No Fédon, Platão dirá: “embora os homens não o percebam, é possível que todos os que se dedicam verdadeiramente à Filosofia, a nada mais aspirem do que a morrer e estarem mortos”. E essa noção da mortalidade é precisamente o que Voegelin chama de “consciência da expectativa escatológica”, que é, de fato, um “fator ordenador da existência”. De modo que nossas sensações, nossas vontades imediatas, nossa tentativa de moldar o mundo à nossa imagem é uma armadilha perigosa. Somente “valendo-se do pensamento puro, esforçar-se por apreender a realidade de cada coisa em sua maior pureza, apartado, quanto possível, da vista e do ouvido, e, por assim dizer, de todo o corpo, por ser o corpo fator de perturbação para a alma e impedi-la de alcançar a verdade e o pensamento, sempre que a ele se associa”, é possível apreender a realidade e alcançar o “conhecimento do Ser”. E nada pode ser mais conservador do que isso.
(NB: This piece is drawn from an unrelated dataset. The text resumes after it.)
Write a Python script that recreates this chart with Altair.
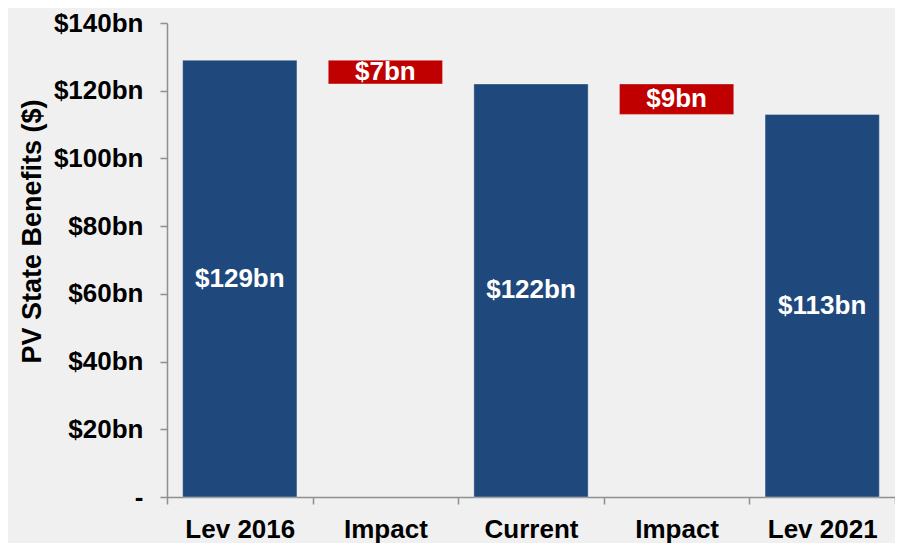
import json
import altair as alt
import pandas as pd

# ---- data ----
categories = ["Lev 2016", "Impact", "Current", "Impact", "Lev 2021"]
bar_bottom = [0, 122, 0, 113, 0]
bar_top = [129, 129, 122, 122, 113]
bar_kind = ["total", "change", "total", "change", "total"]
bar_label = ["$129bn", "$7bn", "$122bn", "$9bn", "$113bn"]
y_ticks = [0, 20, 40, 60, 80, 100, 120, 140]

df = pd.DataFrame({
    "idx": list(range(len(categories))),
    "bottom": bar_bottom,
    "top": bar_top,
    "kind": bar_kind,
    "label": bar_label,
})
df["mid"] = (df["bottom"] + df["top"]) / 2

FONT = "Liberation Sans"
AXIS_COLOR = "#8f8f8f"

label_expr = json.dumps(categories) + "[datum.value]"

x_enc = alt.X(
    "idx:O",
    scale=alt.Scale(paddingInner=0, paddingOuter=0),
    axis=alt.Axis(
        title=None,
        labelExpr=label_expr,
        labelAngle=0,
        labelFont=FONT,
        labelFontSize=26,
        labelFontWeight="bold",
        labelColor="#000000",
        labelPadding=12,
        tickBand="extent",
        tickSize=7,
        tickColor=AXIS_COLOR,
        tickWidth=1.5,
        domainColor=AXIS_COLOR,
        domainWidth=1.5,
    ),
)

bars = alt.Chart(df).mark_bar(width={"band": 0.785}, stroke="#ffffff", strokeOpacity=0.35, strokeWidth=1).encode(
    x=x_enc,
    y=alt.Y(
        "top:Q",
        scale=alt.Scale(domain=[0, 140], nice=False, zero=True),
        axis=alt.Axis(
            values=y_ticks,
            labelExpr="datum.value == 0 ? '-' : '$' + datum.value + 'bn'",
            title="PV State Benefits ($)",
            titleFont=FONT,
            titleFontSize=27,
            titleFontWeight="bold",
            titleColor="#000000",
            titleAngle=270,
            titleX=-121,
            titleY=208,
            titleAlign="center",
            titleBaseline="bottom",
            labelFont=FONT,
            labelFontSize=26,
            labelFontWeight="bold",
            labelColor="#000000",
            labelPadding=17,
            grid=False,
            tickSize=7,
            tickColor=AXIS_COLOR,
            tickWidth=1.5,
            domainColor=AXIS_COLOR,
            domainWidth=1.5,
        ),
    ),
    y2="bottom:Q",
    color=alt.Color(
        "kind:N",
        scale=alt.Scale(domain=["total", "change"], range=["#1F497D", "#C00000"]),
        legend=None,
    ),
)

texts = alt.Chart(df).mark_text(
    font=FONT, fontSize=26, fontWeight="bold", color="#ffffff", baseline="middle", align="center"
).encode(
    x=alt.X("idx:O"),
    y=alt.Y("mid:Q"),
    text="label:N",
)

chart = (
    alt.layer(bars, texts)
    .properties(
        width=728,
        height=474,
        padding={"left": 159, "top": 15, "right": 0, "bottom": 46},
        autosize=alt.AutoSizeParams(type="none"),
        background="#f0f0f0",
    )
    .configure_view(stroke=None)
)

chart.save("out.html", embed_options={"renderer": "svg", "actions": False})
Jamais seremos capazes de reconstruir a ordem das coisas se nos deixarmos levar pelo desespero de antecipar o tempo favorável para as verdadeiras mudanças na sociedade

Aqueles que estão encantados por esse mundo, pela vontade política de alterá-lo sem respeitar a finitude das coisas e as limitações impostas a nós pela nossa natureza, tendem – e fatalmente o fazem – a cair no mesmo pensamento ideológico que, muitas vezes, criticam em seus oponentes. A virtude conservadora é rigorosa nesse ponto, e não negocia com as paixões políticas e nem com as facilidades sedutoras das circunstâncias. É fundamentalmente isso que nos ensina Platão.
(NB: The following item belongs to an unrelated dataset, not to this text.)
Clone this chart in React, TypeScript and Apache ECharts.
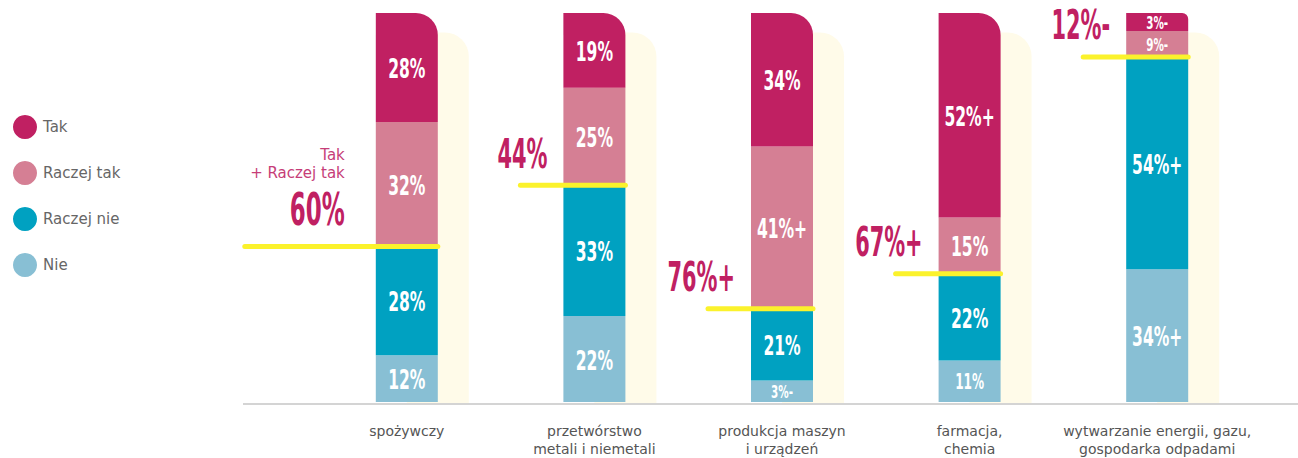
import React, { useEffect, useRef } from "react";
import * as echarts from "echarts";

const categories = [
  "spożywczy",
  "przetwórstwo\nmetali i niemetali",
  "produkcja maszyn\ni urządzeń",
  "farmacja,\nchemia",
  "wytwarzanie energii, gazu,\ngospodarka odpadami",
];
const seriesNames = ["Tak", "Raczej tak", "Raczej nie", "Nie"];

// segment sizes (percent of the bar)
const tak = [28, 19.2, 34.3, 52.6, 4.6];
const raczejTak = [32, 25.1, 41.7, 14.4, 6.7];
const raczejNie = [28, 33.6, 18.5, 22.3, 54.6];
const nie = [12, 22.1, 5.5, 10.7, 34.1];

// printed labels
const takLabels = ["28%", "19%", "34%", "52%+", "3%-"];
const raczejTakLabels = ["32%", "25%", "41%+", "15%", "9%-"];
const raczejNieLabels = ["28%", "33%", "21%", "22%", "54%+"];
const nieLabels = ["12%", "22%", "3%-", "11%", "34%+"];
const totalLabels = ["60%", "44%", "76%+", "67%+", "12%-"];
const totalCaption = "Tak\n+ Raczej tak";
const backdropValue = 95;

const C_TAK = "#c02062";
const C_RTAK = "#d57f94";
const C_RNIE = "#00a1c1";
const C_NIE = "#88bfd4";
const C_YELLOW = "#fbf22c";
const C_BACK = "#fffbe9";
const NUM_FONT = '"DejaVu Sans Condensed", "DejaVu Sans", sans-serif';
const TXT_FONT = '"DejaVu Sans", sans-serif';

export default function App() {
  const ref = useRef<HTMLDivElement>(null);
  useEffect(() => {
    if (!ref.current) return;
    const chart = echarts.init(ref.current, undefined, { renderer: "svg" });

    const segData: number[][] = [];
    const segText: string[] = [];
    const stackOrder = [
      [nie, nieLabels],
      [raczejNie, raczejNieLabels],
      [raczejTak, raczejTakLabels],
      [tak, takLabels],
    ] as [number[], string[]][];
    categories.forEach((_, i) => {
      let base = 0;
      stackOrder.forEach(([vals, labs]) => {
        segData.push([i, base + vals[i] / 2, vals[i]]);
        segText.push(labs[i]);
        base += vals[i];
      });
    });

    const totalData = categories.map((_, i) => [i, nie[i] + raczejNie[i]]);

    const option: any = {
      animation: false,
      legend: {
        data: seriesNames,
        selectedMode: false,
        orient: "vertical",
        left: 8,
        top: 110,
        icon: "circle",
        itemWidth: 24,
        itemHeight: 24,
        itemGap: 22,
        textStyle: { fontSize: 15, color: "#666", fontFamily: TXT_FONT, padding: [0, 0, 0, 1] },
      },
      grid: [
        { left: 313, right: 47, top: 13, bottom: 55 },
        { left: 344, right: 16, top: 13, bottom: 55 },
      ],
      xAxis: [
        {
          type: "category",
          gridIndex: 0,
          data: categories,
          axisTick: { show: false },
          axisLine: { show: false },
          axisLabel: {
            interval: 0,
            color: "#555",
            fontSize: 14,
            fontFamily: TXT_FONT,
            lineHeight: 18,
            margin: 20,
          },
        },
        { type: "category", gridIndex: 1, data: categories, show: false },
      ],
      yAxis: [
        { type: "value", gridIndex: 0, min: 0, max: 100, show: false },
        { type: "value", gridIndex: 1, min: 0, max: 100, show: false },
      ],
      series: [
        {
          name: "backdrop",
          type: "bar",
          xAxisIndex: 1,
          yAxisIndex: 1,
          barWidth: 62,
          z: 1,
          data: categories.map(() => backdropValue),
          itemStyle: { color: C_BACK, borderRadius: [0, 24, 0, 0] },
          silent: true,
        },
        { name: "Nie", type: "bar", stack: "s", barWidth: 62, z: 2, data: nie, itemStyle: { color: C_NIE } },
        { name: "Raczej nie", type: "bar", stack: "s", barWidth: 62, z: 2, data: raczejNie, itemStyle: { color: C_RNIE } },
        { name: "Raczej tak", type: "bar", stack: "s", barWidth: 62, z: 2, data: raczejTak, itemStyle: { color: C_RTAK } },
        {
          name: "Tak",
          type: "bar",
          stack: "s",
          barWidth: 62,
          z: 2,
          data: tak.map((v) =>
            v < 8 ? { value: v, itemStyle: { borderRadius: [0, 6, 0, 0] } } : v
          ),
          itemStyle: { color: C_TAK, borderRadius: [0, 22, 0, 0] },
        },
        {
          name: "segLabels",
          type: "custom",
          z: 10,
          silent: true,
          data: segData,
          renderItem: (params: any, api: any) => {
            const p = api.coord([api.value(0), api.value(1)]);
            const h = api.size([0, api.value(2)])[1];
            const fs = h >= 45 ? 27 : h >= 35 ? 21 : 18;
            return {
              type: "text",
              x: p[0],
              y: p[1] + 1,
              scaleX: 0.64,
              style: {
                text: segText[params.dataIndex],
                fill: "#fff",
                fontSize: fs,
                fontWeight: "bold",
                fontFamily: NUM_FONT,
                align: "center",
                verticalAlign: "middle",
              },
            };
          },
        },
        {
          name: "totals",
          type: "custom",
          z: 11,
          silent: true,
          data: totalData,
          renderItem: (params: any, api: any) => {
            const i = params.dataIndex;
            const p = api.coord([api.value(0), api.value(1)]);
            const cx = p[0];
            const y = p[1];
            const first = i === 0;
            const children: any[] = [
              {
                type: "line",
                shape: { x1: first ? cx - 162 : cx - 74, y1: y, x2: cx + 31, y2: y },
                style: { stroke: C_YELLOW, lineWidth: 5, lineCap: "round" },
              },
              {
                type: "text",
                x: first ? cx - 62 : cx - 47,
                y: first ? y - 37 : y - 31,
                scaleX: 0.58,
                style: {
                  text: totalLabels[i],
                  fill: C_TAK,
                  fontSize: first ? 44 : 40,
                  fontWeight: "bold",
                  fontFamily: NUM_FONT,
                  align: "right",
                  verticalAlign: "middle",
                },
              },
            ];
            if (first) {
              children.push({
                type: "text",
                x: cx - 62,
                y: y - 82,
                style: {
                  text: totalCaption,
                  fill: "#c63d78",
                  fontSize: 15,
                  lineHeight: 18,
                  fontFamily: TXT_FONT,
                  align: "right",
                  verticalAlign: "middle",
                },
              });
            }
            return { type: "group", children };
          },
        },
      ],
      graphic: [
        {
          type: "line",
          z: 20,
          shape: { x1: 243, y1: 404, x2: 1298, y2: 404 },
          style: { stroke: "#d4d4d4", lineWidth: 2 },
        },
      ],
    };
    chart.setOption(option);
    return () => chart.dispose();
  }, []);
  return (
    <div
      ref={ref}
      style={{ position: "absolute", left: 0, top: 0, width: 1298, height: 458, background: "#fff" }}
    />
  );
}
Por esse motivo, todas as vezes que olho para o debate público na atualidade e me lembro das valiosíssimas lições aprendidas nos diálogos platônicos, penso em como estamos distantes de compreender o poder que há na prudência, no olhar profundo e cuidadoso voltado à realidade. Jamais seremos capazes de reconstruir a ordem das coisas se nos deixarmos levar pelo desespero de antecipar o tempo favorável para as verdadeiras mudanças na sociedade.

Para Platão, que desistiu da política para fundar uma escola, há um tempo para a maturação do conhecimento antes da ação (da ação política, inclusive), pois, na ânsia do agir, pode acontecer “o que se dá com as pessoas que observam e contemplam o Sol quando há eclipse: por vezes perdem a vista, se não olham apenas para a imagem dele na água ou nalgum meio semelhante. Pensei nessa possibilidade e receei ficar com alma inteiramente cega, se fixasse os olhos nas coisas e procurasse alcançá-las por meio de um dos sentidos”. E o que ele fez: “pareceu-me aconselhável acolher-me ao pensamento, para nele contemplar a verdadeira natureza das coisas”. É o que tenho procurado fazer. E você?